If all scientists wrote as well (and/or had editors as good) as Svante Pääbo, popular science written by scientists would easily compete with those written by journalists.
Don’t get me wrong, I have loved many science books written by journalists: 1491: New Revelations of the Americas Before Columbus, 1493: Uncovering the New World Columbus Created, and Before the Dawn: Recovering the Lost History of Our Ancestors just to name a few recent ones I’ve read. They are excellent books, well-written and researched.
When a professional in the field tells the story, be they a scientist, historian or whatever, you tend to get a different perspective: more on the inside, a bit better informed and in-depth.
Svante Pääbo does this wonderfully in Neanderthal Man. It is not only the story of the first sequencing of the Neanderthal genome, but the story of the person who lead the effort, written by that same person.
The science in it is top notch as befits a researcher at the top of the field, but what makes it hard to put down is the story. Pääbo shares the personal side of his journey to paleogenetics which is also the story of the birth and childhood of the field as well.

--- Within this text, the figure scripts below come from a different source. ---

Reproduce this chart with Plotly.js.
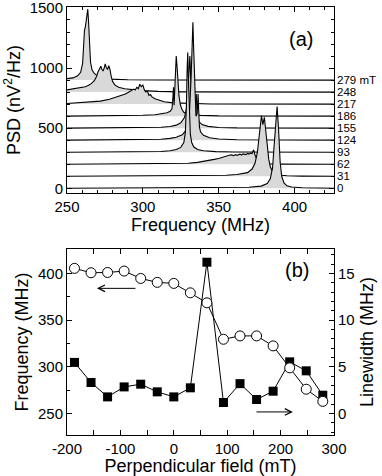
<!DOCTYPE html>
<html>
<head>
<meta charset="utf-8">
<script src="https://cdn.plot.ly/plotly-3.0.1.min.js"></script>
<style>
  html, body { margin: 0; padding: 0; background: #fff; }
  #plot { width: 382px; height: 476px; }
</style>
</head>
<body>
<div id="plot"></div>
<script>
// Panel (a): PSD spectra, one per perpendicular field, offset by 100 each
const fields = [0, 31, 62, 93, 124, 155, 186, 217, 248, 279];
const offsetStep = 100;

const f0 = [250, 350, 370, 378, 382, 384, 385.5, 386.5, 387.5, 388.5, 389.5, 390.5, 391.5, 393, 395, 398, 405, 426];
const p0 = [0, 3, 8, 18, 40, 78, 170, 350, 540, 680, 480, 220, 100, 45, 20, 10, 4, 0];

const f31 = [250, 340, 355, 362, 366, 369, 372, 374, 375.5, 376.5, 377.3, 378.2, 379.1, 380.1, 381, 382, 383, 384, 386, 389, 395, 405, 426];
const p31 = [0, 3, 8, 14, 20, 30, 60, 110, 200, 320, 430, 505, 430, 490, 380, 240, 140, 78, 25, 10, 4, 1, 0];

const f62 = [250, 300, 320, 330, 336, 340, 344, 347, 350, 352, 354, 356, 358, 360, 361, 362, 364, 365, 366, 368, 369, 370, 371, 372, 373, 373.7, 374.5, 375.5, 377, 380, 390, 426];
const p62 = [0, 2, 4, 8, 15, 22, 32, 40, 48, 55, 60, 70, 78, 72, 80, 74, 84, 76, 86, 80, 90, 84, 92, 88, 120, 85, 60, 30, 12, 4, 1, 0];

const f93 = [250, 300, 312, 318, 322, 325, 327, 328, 328.7, 329.2, 329.6, 330, 330.6, 331.3, 332.2, 333.5, 336, 340, 348, 360, 426];
const p93 = [0, 3, 6, 12, 22, 40, 80, 160, 380, 700, 830, 620, 300, 150, 80, 45, 22, 12, 5, 2, 0];

const f124 = [250, 300, 312, 318, 322, 326, 328, 329.5, 330.8, 331.8, 332.5, 333, 333.5, 334.2, 335, 335.8, 336.4, 336.8, 337.3, 338, 340, 344, 350, 362, 426];
const p124 = [0, 4, 8, 15, 25, 45, 75, 130, 250, 520, 820, 980, 760, 380, 200, 220, 385, 250, 110, 70, 40, 20, 10, 4, 0];

const f155 = [250, 300, 312, 318, 322, 325, 327.5, 329, 330, 330.6, 331, 331.5, 332.2, 333, 334, 334.7, 335.2, 335.8, 337, 339, 343, 350, 362, 426];
const p155 = [0, 3, 7, 14, 25, 45, 90, 180, 380, 560, 600, 430, 220, 140, 120, 220, 285, 110, 55, 30, 15, 6, 2, 0];

const f186 = [250, 290, 300, 308, 313, 316, 318, 319.2, 319.8, 320.2, 320.6, 321, 321.5, 322, 322.5, 323, 323.8, 324.7, 325.8, 327, 329, 332, 338, 350, 426];
const p186 = [0, 4, 7, 12, 20, 28, 40, 60, 150, 240, 90, 260, 440, 500, 420, 300, 170, 95, 55, 32, 20, 12, 6, 2, 0];

const f217 = [250, 258, 265, 272, 278, 282, 285, 288, 290, 292, 294, 295, 296, 297, 298, 299, 300, 301, 302, 303, 304, 305, 306, 308, 310, 314, 320, 330, 345, 426];
const p217 = [5, 10, 15, 25, 40, 55, 70, 82, 95, 110, 125, 118, 140, 128, 165, 145, 158, 118, 100, 108, 72, 80, 60, 45, 35, 20, 10, 4, 1, 0];

const f248 = [250, 254, 259, 262, 264, 266, 268, 269.5, 270.5, 271.5, 272.3, 273, 273.8, 274.5, 275.2, 276, 276.8, 277.5, 278.3, 279, 280, 281.5, 284, 288, 294, 300, 310, 325, 426];
const p248 = [18, 25, 35, 45, 55, 70, 95, 130, 170, 200, 215, 190, 175, 200, 235, 200, 190, 220, 190, 140, 90, 60, 40, 28, 18, 12, 6, 2, 0];

const f279 = [250, 254, 257, 259, 260.3, 261, 261.5, 262.2, 262.8, 263.3, 263.7, 264.2, 264.8, 265.5, 266.5, 268, 270, 273, 278, 290, 310, 426];
const p279 = [12, 18, 35, 65, 140, 300, 410, 450, 520, 570, 590, 490, 300, 150, 85, 55, 35, 18, 8, 3, 1, 0];

const spectraFreq = [f0, f31, f62, f93, f124, f155, f186, f217, f248, f279];
const spectraPsd = [p0, p31, p62, p93, p124, p155, p186, p217, p248, p279];
const fieldLabels = ["0", "31", "62", "93", "124", "155", "186", "217", "248", "279 mT"];
const psdTickVals = [0, 500, 1000, 1500];

// Panel (b): frequency and linewidth vs perpendicular field
const perpField = [-186, -155, -124, -93, -62, -31, 0, 31, 62, 93, 124, 155, 186, 217, 248, 279];
const peakFreq = [405.4, 400.7, 401, 402.5, 394.6, 390.4, 389.3, 379.2, 368.5, 329.5, 333.1, 333.1, 322.4, 298.9, 276, 263];
const linewidth = [5.47, 3.32, 1.78, 2.85, 3.14, 2.32, 1.78, 2.75, 16.2, 1.18, 3.2, 1.5, 2.39, 5.53, 4.57, 1.96];

const fieldTickVals = [-200, -100, 0, 100, 200, 300];
const fieldTickText = ["-200", "-100", "0", "100", "200", "300"];

const fontFamily = "Liberation Sans, Arial, Helvetica, sans-serif";
const fillGray = "#d9d9d9";

const data = [];

// Draw from the top (back) spectrum down to the bottom (front) one
for (let k = fields.length - 1; k >= 0; k--) {
  const off = k * offsetStep;
  const fx = spectraFreq[k];
  const py = spectraPsd[k].map(v => v + off);

  // gray area between the spectrum and its own baseline
  data.push({
    x: fx.concat([fx[fx.length - 1], fx[0]]),
    y: py.concat([off, off]),
    xaxis: "x", yaxis: "y",
    type: "scatter", mode: "lines",
    fill: "toself", fillcolor: fillGray,
    line: { width: 0 },
    hoverinfo: "skip"
  });
  data.push({
    x: fx, y: py,
    xaxis: "x", yaxis: "y",
    type: "scatter", mode: "lines",
    line: { color: "black", width: 1.1 }
  });
}

// Linewidth (squares, right axis)
data.push({
  x: perpField, y: linewidth,
  xaxis: "x2", yaxis: "y2",
  type: "scatter", mode: "lines+markers",
  line: { color: "black", width: 1 },
  marker: { symbol: "square", size: 9, color: "black" }
});

// Frequency (open circles, left axis) drawn on top
data.push({
  x: perpField, y: peakFreq,
  xaxis: "x2", yaxis: "y3",
  type: "scatter", mode: "lines+markers",
  line: { color: "black", width: 1 },
  marker: { symbol: "circle", size: 10, color: "white", line: { color: "black", width: 1 } }
});

const axisCommon = {
  showline: true, linecolor: "black", linewidth: 1,
  ticks: "inside", ticklen: 5, tickwidth: 1, tickcolor: "black",
  showgrid: false, zeroline: false, ticklabeloverflow: "allow",
  tickfont: { size: 15, family: fontFamily, color: "black" }
};

const annotations = [];

// field labels at the right of each spectrum baseline
fields.forEach((f, k) => {
  annotations.push({
    xref: "paper", yref: "y", x: 1, y: k * offsetStep,
    xanchor: "left", yanchor: "middle", xshift: 2,
    text: fieldLabels[k], showarrow: false, borderpad: 0,
    font: { size: 11.5, family: fontFamily, color: "black" }
  });
});

annotations.push(
  { xref: "paper", yref: "paper", x: 0.927, y: 0.956, text: "(a)", showarrow: false,
    font: { size: 20, family: fontFamily, color: "black" } },
  { xref: "paper", yref: "paper", x: 0.915, y: 0.385, text: "(b)", showarrow: false,
    font: { size: 20, family: fontFamily, color: "black" } },
  // arrows telling which axis each curve uses
  { xref: "x2", yref: "y3", x: -144, y: 384, axref: "x2", ayref: "y3", ax: -69, ay: 384,
    showarrow: true, arrowhead: 5, arrowsize: 1.3, arrowwidth: 1, arrowcolor: "black", text: "" },
  { xref: "x2", yref: "y2", x: 223, y: 0.17, axref: "x2", ayref: "y2", ax: 152, ay: 0.17,
    showarrow: true, arrowhead: 5, arrowsize: 1.3, arrowwidth: 1, arrowcolor: "black", text: "" }
);

const titleFont = { size: 18, family: fontFamily, color: "black" };

const layout = {
  width: 382, height: 476,
  margin: { l: 67, r: 48, t: 7, b: 41 },
  paper_bgcolor: "white", plot_bgcolor: "white",
  showlegend: false,
  font: { family: fontFamily, color: "black" },
  xaxis: Object.assign({}, axisCommon, {
    domain: [0, 1], anchor: "y", range: [250, 426],
    tick0: 250, dtick: 50, mirror: "allticks",
    minor: { tick0: 250, dtick: 10, ticks: "inside", ticklen: 3, tickcolor: "black", showgrid: false },
    title: { text: "Frequency (MHz)", font: titleFont, standoff: 2 }
  }),
  yaxis: Object.assign({}, axisCommon, {
    domain: [0.5650, 1], anchor: "x", range: [-41, 1508],
    tickmode: "array", tickvals: psdTickVals, mirror: "allticks",
    minor: { tickmode: "linear", tick0: 0, dtick: 100, ticks: "inside", ticklen: 3, tickcolor: "black", showgrid: false },
    title: { text: "PSD (nV<sup>2</sup>/Hz)", font: titleFont, standoff: 4 }
  }),
  xaxis2: Object.assign({}, axisCommon, {
    domain: [0, 1], anchor: "y2", range: [-200, 300],
    tickmode: "array", tickvals: fieldTickVals, ticktext: fieldTickText, mirror: "allticks",
    minor: { tickmode: "linear", tick0: -200, dtick: 50, ticks: "inside", ticklen: 3, tickcolor: "black", showgrid: false },
    title: { text: "Perpendicular field (mT)", font: titleFont, standoff: 2 }
  }),
  yaxis2: Object.assign({}, axisCommon, {
    domain: [0, 0.4343], anchor: "x2", side: "right", range: [-2.3, 17.6],
    tick0: 0, dtick: 5,
    minor: { tick0: 0, dtick: 1, ticks: "inside", ticklen: 3, tickcolor: "black", showgrid: false },
    title: { text: "Linewidth (MHz)", font: titleFont, standoff: 6 }
  }),
  yaxis3: Object.assign({}, axisCommon, {
    overlaying: "y2", anchor: "x2", side: "left", range: [227, 426],
    tick0: 250, dtick: 50,
    minor: { tick0: 250, dtick: 25, ticks: "inside", ticklen: 3, tickcolor: "black", showgrid: false },
    title: { text: "Frequency (MHz)", font: titleFont, standoff: 4 }
  }),
  annotations: annotations
};

Plotly.newPlot("plot", data, layout, { displayModeBar: false, staticPlot: true });
</script>
</body>
</html>
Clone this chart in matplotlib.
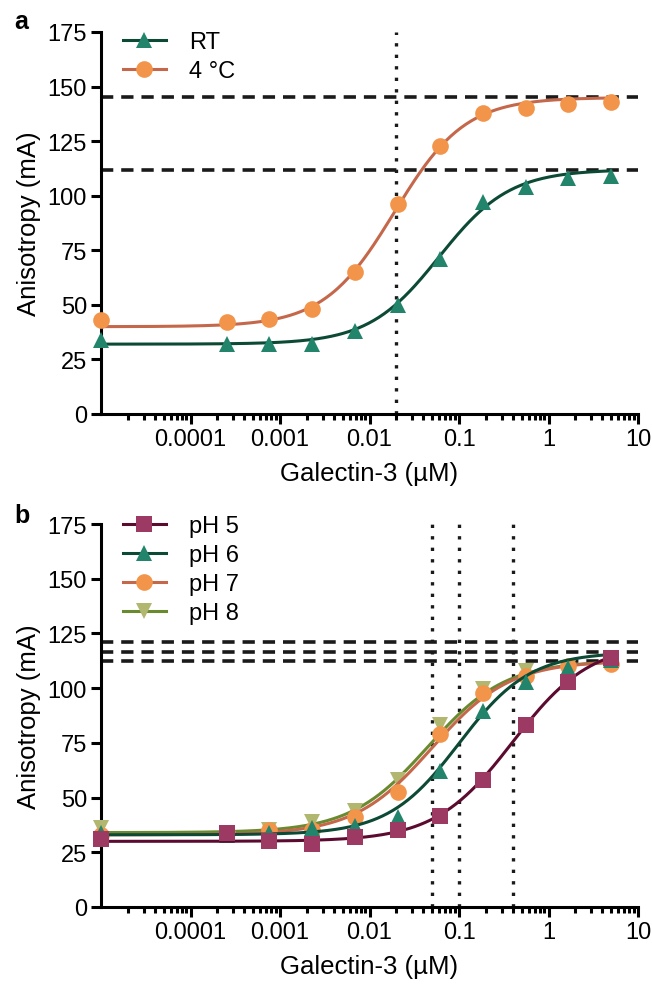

From his youthful dreams of decoding ancient DNA to the first sequences and publishing, we see the ups and downs, the successes, frustrations, despairs, fears and ebulliences of all aspects of the scientific life: technical, cultural, competitive and social.
Science is amazing in what it has and can do for us, but we forget that it is a human endeavor and few scientists share this side of it with us (and, of course, the journalists rarely get a chance to see it). Svante Pääbo deserves high praise for wedding the stories of his amazing technical achievement with his intimate personal experience.